Saat ini pemerintah sedang mendorong percepatan penyusunan RDTR-PZ di berbagai wilayah, mengingat capaian dan produk RDTR-PZ masih sangat minimalis. Data yang ditampilkan oleh portal Ditjend Tata Ruang Kementerian ATR/BPN (www.tataruang.atrbpn.go.id/protaru), hingga tulisan ini disusun baru terdapat 53 RDTR yang berhasil diperdakan. Jumlah yang sangat kecil apabila dibandingkan kebutuhan yang mencapai sekitar 2000-an RDTR di seluruh Indonesia. Beberapa kendala yang dihadapi berkenaan dengan lambatnya capaian RDTR-PZ selama ini adalah: (1) Rendahnya atau bahkan tidak adanya political will dan komitmen pimpinan daerah, untuk mewujudkan RDTR; (2) Ketersediaan data dan informasi spasial dengan skala detail (1:5000) yang sangat terbatas. Hal ini menyebabkan kebutuhan data dan informasi untuk penyusunan RDTR-PZ tidak terpenuhi; (3) Ketersediaan sumberdaya manusia yang terbatas, baik dari sisi kualitas maupun kuantitas.
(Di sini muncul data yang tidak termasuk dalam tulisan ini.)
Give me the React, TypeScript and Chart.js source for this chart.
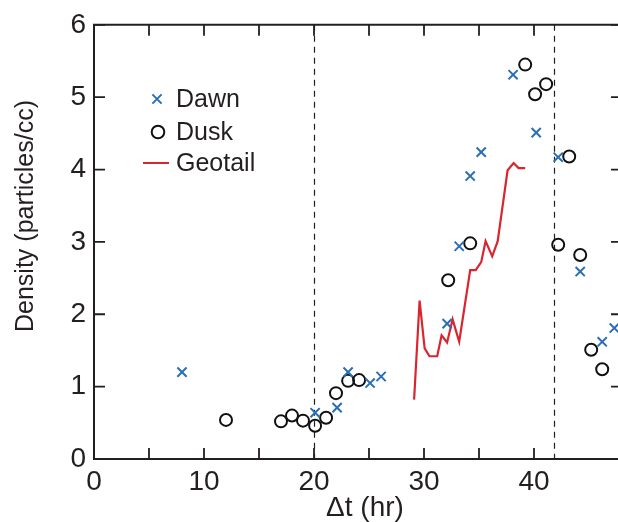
import React, { useEffect, useRef } from "react";
import { Chart, registerables } from "chart.js";

Chart.register(...registerables);

// ---- data ----
const dawnX = [8, 20.1, 22.1, 23.1, 25.1, 26.1, 32.1, 33.2, 34.2, 35.2, 38.1, 40.2, 42.2, 44.2, 46.2, 47.3];
const dawnY = [1.2, 0.64, 0.71, 1.2, 1.05, 1.14, 1.87, 2.94, 3.91, 4.24, 5.31, 4.51, 4.17, 2.59, 1.62, 1.81];

const duskX = [12, 17, 18, 19, 20.1, 21.1, 22, 23.1, 24.1, 32.2, 34.2, 39.2, 40.1, 41.1, 42.2, 43.2, 44.2, 45.2, 46.2];
const duskY = [0.54, 0.52, 0.6, 0.53, 0.46, 0.57, 0.91, 1.08, 1.09, 2.47, 2.98, 5.45, 5.04, 5.18, 2.96, 4.18, 2.82, 1.51, 1.24];

const geoX = [29.1, 29.6, 30.06, 30.5, 31.2, 31.6, 32.1, 32.6, 33.2, 34.2, 34.7, 35.2, 35.6, 36.2, 36.7, 37.6, 38.15, 38.6, 39.2];
const geoY = [0.82, 2.19, 1.53, 1.42, 1.42, 1.71, 1.61, 1.93, 1.62, 2.61, 2.61, 2.72, 3.01, 2.8, 3.01, 3.99, 4.09, 4.02, 4.02];

const dashedLinesX = [20, 41.8];
const xTickLabels = [0, 10, 20, 30, 40];
const seriesNames = ["Dawn", "Dusk", "Geotail"];
const xTitle = "\u0394t (hr)";
const yTitle = "Density (particles/cc)";

const BLUE = "#2a6fb3";
const RED = "#d9252f";
const INK = "#231f20";
const FONT = "'Liberation Sans', Arial, Helvetica, sans-serif";

const toPts = (xs: number[], ys: number[]) => xs.map((x, i) => ({ x, y: ys[i] }));

const framePlugin = {
  id: "frame",
  beforeDatasetsDraw(chart: any) {
    const { ctx, chartArea: a, scales } = chart;
    const xs = scales.x;
    const ys = scales.y;
    ctx.save();
    // dashed reference lines
    ctx.strokeStyle = INK;
    ctx.lineWidth = 1.2;
    ctx.setLineDash([6, 5]);
    dashedLinesX.forEach((v) => {
      const px = Math.round(xs.getPixelForValue(v)) + 0.5;
      ctx.beginPath();
      ctx.moveTo(px, a.top);
      ctx.lineTo(px, a.bottom);
      ctx.stroke();
    });
    ctx.setLineDash([]);
    // frame
    ctx.lineWidth = 2;
    ctx.strokeStyle = INK;
    ctx.beginPath();
    ctx.moveTo(a.left, a.top);
    ctx.lineTo(a.right, a.top);
    ctx.lineTo(a.right, a.bottom);
    ctx.lineTo(a.left, a.bottom);
    ctx.closePath();
    ctx.stroke();
    // inward ticks
    const tl = 11;
    ctx.lineWidth = 1.8;
    xs.ticks.forEach((t: any) => {
      if (Math.abs(t.value % 5) > 1e-6) return;
      const px = xs.getPixelForValue(t.value);
      ctx.beginPath();
      ctx.moveTo(px, a.bottom);
      ctx.lineTo(px, a.bottom - tl);
      ctx.moveTo(px, a.top);
      ctx.lineTo(px, a.top + tl);
      ctx.stroke();
    });
    ys.ticks.forEach((t: any) => {
      const py = ys.getPixelForValue(t.value);
      ctx.beginPath();
      ctx.moveTo(a.left, py);
      ctx.lineTo(a.left + tl, py);
      ctx.moveTo(a.right, py);
      ctx.lineTo(a.right - tl, py);
      ctx.stroke();
    });
    ctx.restore();
  },
  afterDraw(chart: any) {
    const { ctx } = chart;
    // x title
    ctx.save();
    ctx.fillStyle = INK;
    ctx.font = `28px ${FONT}`;
    ctx.textAlign = "center";
    ctx.textBaseline = "alphabetic";
    ctx.fillText(xTitle, 365, 516);
    ctx.restore();

    // y title
    ctx.save();
    ctx.fillStyle = INK;
    ctx.font = `25px ${FONT}`;
    ctx.translate(33, 216);
    ctx.rotate(-Math.PI / 2);
    ctx.textAlign = "center";
    ctx.textBaseline = "alphabetic";
    ctx.fillText(yTitle, 0, 0);
    ctx.restore();

    // legend
    ctx.save();
    const ds = chart.data.datasets;
    const rows = [107, 140, 171];
    const mx = 157;
    ds.forEach((d: any, i: number) => {
      const base = rows[i];
      const cy = base - 8;
      ctx.strokeStyle = d.borderColor;
      ctx.lineWidth = 2;
      if (d.showLine) {
        ctx.beginPath();
        ctx.moveTo(143, cy);
        ctx.lineTo(169, cy);
        ctx.stroke();
      } else if (d.pointStyle === "crossRot") {
        const r = 4.6;
        ctx.beginPath();
        ctx.moveTo(mx - r, cy - r);
        ctx.lineTo(mx + r, cy + r);
        ctx.moveTo(mx - r, cy + r);
        ctx.lineTo(mx + r, cy - r);
        ctx.stroke();
      } else {
        ctx.beginPath();
        ctx.arc(mx + 1, cy, 6.3, 0, Math.PI * 2);
        ctx.stroke();
      }
      ctx.fillStyle = INK;
      ctx.font = `25px ${FONT}`;
      ctx.textAlign = "left";
      ctx.textBaseline = "alphabetic";
      ctx.fillText(d.label, 176, base);
    });
    ctx.restore();
  },
};

export default function App() {
  const ref = useRef<HTMLCanvasElement | null>(null);
  useEffect(() => {
    if (!ref.current) return;
    const chart = new Chart(ref.current, {
      type: "scatter",
      data: {
        datasets: [
          {
            label: seriesNames[0],
            data: toPts(dawnX, dawnY),
            pointStyle: "crossRot",
            pointRadius: 6.5,
            borderWidth: 2,
            borderColor: BLUE,
            backgroundColor: BLUE,
            showLine: false,
          },
          {
            label: seriesNames[1],
            data: toPts(duskX, duskY),
            pointStyle: "circle",
            pointRadius: 6,
            borderWidth: 2,
            borderColor: "#111111",
            backgroundColor: "rgba(0,0,0,0)",
            showLine: false,
          },
          {
            label: seriesNames[2],
            data: toPts(geoX, geoY),
            showLine: true,
            pointRadius: 0,
            borderWidth: 2.2,
            borderColor: RED,
            backgroundColor: RED,
            tension: 0,
          } as any,
        ],
      },
      options: {
        responsive: false,
        animation: false,
        devicePixelRatio: 1,
        events: [],
        layout: { padding: { top: 22, right: 18, left: 0, bottom: 0 } },
        plugins: { legend: { display: false }, tooltip: { enabled: false } },
        scales: {
          x: {
            type: "linear",
            min: 0,
            max: 48,
            grid: { display: false, drawTicks: false },
            border: { display: false },
            ticks: {
              stepSize: 5,
              autoSkip: false,
              maxRotation: 0,
              padding: 6,
              color: INK,
              font: { family: FONT, size: 28 },
              callback: (v: any) => (xTickLabels.includes(Number(v)) ? String(v) : ""),
            },
            title: { display: false },
            afterFit: (s: any) => {
              s.height = 63;
            },
          },
          y: {
            type: "linear",
            min: 0,
            max: 6,
            grid: { display: false, drawTicks: false },
            border: { display: false },
            ticks: {
              stepSize: 1,
              padding: 8,
              color: INK,
              font: { family: FONT, size: 28 },
            },
            afterFit: (s: any) => {
              s.width = 94;
            },
          },
        },
      },
      plugins: [framePlugin],
    });
    return () => chart.destroy();
  }, []);
  return (
    <div
      style={{
        position: "fixed",
        left: 0,
        top: 0,
        width: 618,
        height: 522,
        overflow: "hidden",
        background: "#fff",
      }}
    >
      <canvas ref={ref} width={640} height={522} style={{ width: 640, height: 522, display: "block" }} />
    </div>
  );
}
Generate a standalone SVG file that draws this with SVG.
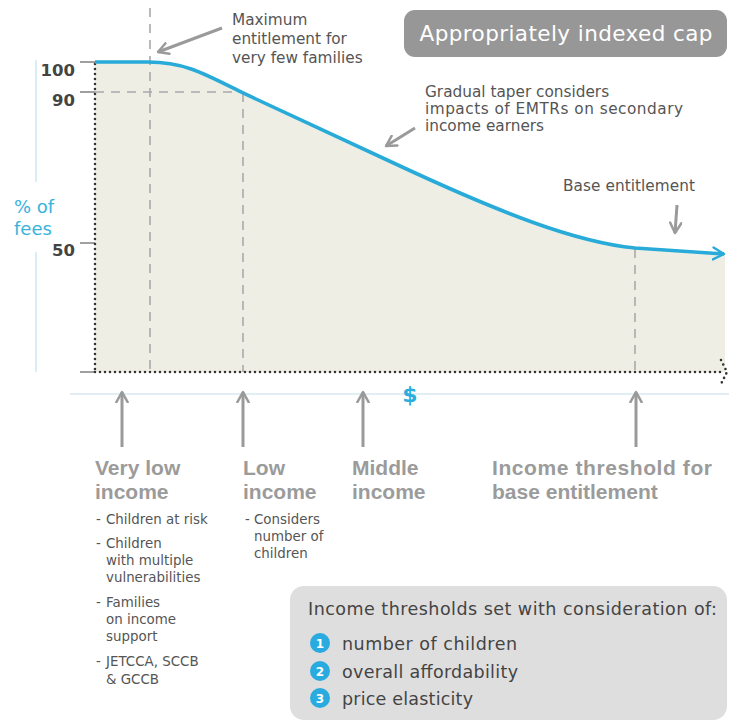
<svg xmlns="http://www.w3.org/2000/svg" width="729" height="724" viewBox="0 0 729 724">
<defs>
<style>
.t{font-family:"DejaVu Sans","Liberation Sans",sans-serif;}
.note{font-size:15.3px;fill:#555555;}
.tick{font-family:"DejaVu Sans","Liberation Sans",sans-serif;font-size:16.5px;font-weight:bold;fill:#444444;text-anchor:end;}
.lbl{font-family:"Liberation Sans","DejaVu Sans",sans-serif;font-size:21px;font-weight:bold;fill:#9b9b9b;}
.sub{font-family:"DejaVu Sans","Liberation Sans",sans-serif;font-size:13.4px;fill:#555555;}
.item{font-family:"DejaVu Sans","Liberation Sans",sans-serif;font-size:17.5px;fill:#444444;}
.num{font-family:"DejaVu Sans","Liberation Sans",sans-serif;font-size:12px;font-weight:bold;fill:#ffffff;text-anchor:middle;}
.dash{stroke:#a9a9a9;stroke-width:1.6;stroke-dasharray:9 7;fill:none;}
.dots{stroke:#333333;stroke-width:2.6;stroke-dasharray:0 5;stroke-linecap:round;fill:none;}
.garrow{stroke:#9a9a9a;stroke-width:3;fill:none;marker-end:url(#chev);}
.tk{stroke:#a0a0a0;stroke-width:2;}
</style>
<marker id="chev" viewBox="0 0 12 12" refX="10" refY="6" markerWidth="4.5" markerHeight="4.5" orient="auto" markerUnits="strokeWidth">
<path d="M1,1 L10,6 L1,11" fill="none" stroke="#9a9a9a" stroke-width="2.2" stroke-linecap="round" stroke-linejoin="round"/>
</marker>
<marker id="chevb" viewBox="0 0 12 12" refX="10" refY="6" markerWidth="4" markerHeight="4" orient="auto" markerUnits="strokeWidth">
<path d="M1,1 L10,6 L1,11" fill="none" stroke="#29abd9" stroke-width="2" stroke-linecap="round" stroke-linejoin="round"/>
</marker>
</defs>
<rect width="729" height="724" fill="#ffffff"/>

<g id="axes">
<line x1="36" y1="60" x2="36" y2="182" stroke="#d8edf4" stroke-width="2"/>
<line x1="36" y1="252" x2="36" y2="372" stroke="#d8edf4" stroke-width="2"/>
<line x1="70" y1="394" x2="729" y2="394" stroke="#e1eef3" stroke-width="2"/>
<path d="M95,62 H148 C185,62 205,74 243,93 L400,166 C500,212.5 575,242 635,248 C680,251 705,253 722,254 L725,254 V372 H95 Z" fill="#efeee5"/>
<line class="dash" x1="150" y1="8" x2="150" y2="372"/>
<line class="dash" x1="243" y1="93" x2="243" y2="372"/>
<line class="dash" x1="95" y1="92" x2="243" y2="92"/>
<line class="dash" x1="635" y1="249" x2="635" y2="372"/>
<line class="tk" x1="80" y1="62" x2="95" y2="62"/>
<line class="tk" x1="80" y1="92" x2="95" y2="92"/>
<line class="tk" x1="80" y1="243" x2="95" y2="243"/>
<line class="tk" x1="80" y1="372" x2="95" y2="372"/>
<line class="dots" x1="95" y1="64" x2="95" y2="372"/>
<line class="dots" x1="95" y1="372" x2="722" y2="372"/>
<path class="dots" d="M721,360 L727,372 L721,384"/>
<text class="tick" x="75" y="76">100</text>
<text class="tick" x="75" y="106">90</text>
<text class="tick" x="75" y="256">50</text>
<text class="t" x="14" y="213" font-size="18" fill="#39b3dc">% of</text>
<text class="t" x="14" y="235" font-size="18" fill="#39b3dc">fees</text>
<text class="t" x="410" y="402" font-size="22" font-weight="bold" fill="#2aaedc" text-anchor="middle">$</text>
</g>

<g id="curve">
<path d="M95,62 H148 C185,62 205,74 243,93 L400,166 C500,212.5 575,242 635,248 C680,251 705,253 724,254" fill="none" stroke="#29abd9" stroke-width="3.6" marker-end="url(#chevb)"/>
</g>

<g id="cap-box">
<rect x="404" y="10" width="323" height="47" rx="11" fill="#979797"/>
<text class="t" x="566" y="41" font-size="21.5" fill="#ffffff" text-anchor="middle" textLength="293">Appropriately indexed cap</text>
</g>

<g id="note-max">
<text class="t note" x="232" y="25">Maximum</text>
<text class="t note" x="232" y="44">entitlement for</text>
<text class="t note" x="232" y="63">very few families</text>
</g>
<g id="note-taper">
<text class="t note" x="425" y="97">Gradual taper considers</text>
<text class="t note" x="425" y="114" textLength="258">impacts of EMTRs on secondary</text>
<text class="t note" x="425" y="131">income earners</text>
</g>
<g id="note-base">
<text class="t note" x="563" y="191" textLength="132">Base entitlement</text>
</g>

<g id="connectors">
<line class="garrow" x1="222" y1="28" x2="158" y2="52"/>
<line class="garrow" x1="415" y1="128" x2="386" y2="146"/>
<line class="garrow" x1="677" y1="205" x2="675" y2="233"/>
<line class="garrow" x1="122" y1="447" x2="122" y2="392"/>
<line class="garrow" x1="243" y1="447" x2="243" y2="392"/>
<line class="garrow" x1="363" y1="447" x2="363" y2="392"/>
<line class="garrow" x1="636" y1="447" x2="636" y2="392"/>
</g>

<g id="very-low">
<text class="lbl" x="95" y="475">Very low</text>
<text class="lbl" x="95" y="499">income</text>
<text class="sub" x="96" y="524">-</text><text class="sub" x="106" y="524">Children at risk</text>
<text class="sub" x="96" y="548">-</text><text class="sub" x="106" y="548">Children</text>
<text class="sub" x="106" y="565">with multiple</text>
<text class="sub" x="106" y="582">vulnerabilities</text>
<text class="sub" x="96" y="607">-</text><text class="sub" x="106" y="607">Families</text>
<text class="sub" x="106" y="624">on income</text>
<text class="sub" x="106" y="641">support</text>
<text class="sub" x="96" y="666">-</text><text class="sub" x="106" y="666">JETCCA, SCCB</text>
<text class="sub" x="106" y="684">&amp; GCCB</text>
</g>
<g id="low">
<text class="lbl" x="243" y="475">Low</text>
<text class="lbl" x="243" y="499">income</text>
<text class="sub" x="245" y="524">-</text><text class="sub" x="254" y="524">Considers</text>
<text class="sub" x="254" y="541">number of</text>
<text class="sub" x="254" y="558">children</text>
</g>
<g id="middle">
<text class="lbl" x="352" y="475">Middle</text>
<text class="lbl" x="352" y="499">income</text>
</g>
<g id="threshold">
<text class="lbl" x="492" y="475" textLength="220">Income threshold for</text>
<text class="lbl" x="492" y="499">base entitlement</text>
</g>

<g id="considerations">
<rect x="290" y="586" width="437" height="134" rx="14" fill="#dedede"/>
<text class="item" x="308" y="615" textLength="409">Income thresholds set with consideration of:</text>
<circle cx="320" cy="643" r="10" fill="#29abe0"/><text class="num" x="320" y="647.5">1</text>
<text class="item" x="342" y="650" textLength="175">number of children</text>
<circle cx="320" cy="671" r="10" fill="#29abe0"/><text class="num" x="320" y="675.5">2</text>
<text class="item" x="342" y="678" textLength="176">overall affordability</text>
<circle cx="320" cy="698" r="10" fill="#29abe0"/><text class="num" x="320" y="702.5">3</text>
<text class="item" x="342" y="705" textLength="131">price elasticity</text>
</g>
</svg>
Dalam hal ini tidak hanya SDM aparatur pemerintah yang terbatas, tetapi juga kalangan profesional yang berperan sebagai konsultan ahli atau penyedia jasa dalam penyusunan RDTR-PZ; (4) Anggaran yang terbatas, baik untuk kajian, penyiapan naskah akademik hingga legislasinya. Anggaran yang dibutuhkan untuk menyusun RDTR-PZ cenderung lebih besar dari pada untuk penyusunan RTRW, mengingat sifat RDTR-PZ yang lebih detail; (5) Adanya konflik kepentingan. Sifat RDTR-PZ yang detail dan mengikat, menjadikan keengganan birokrasi pemerintah daerah untuk segera memperdakan. Bahkan ada beberapa anggapan bahwa RDTR-PZ merupakan penghambat tumbuhnya investasi di daerah.
Berdasarkan hal-hal di atas, peringatan Hari Tata Ruang ini perlu dijadikan momentum bersama untuk mengatasi berbagai kendala di atas, sekaligus segera mewujudkan RDTR sebagai instrumen percepatan perizinan dan sebagai guidance pembangunan wilayah yang berorientasi untuk terwujudnya tertib ruang.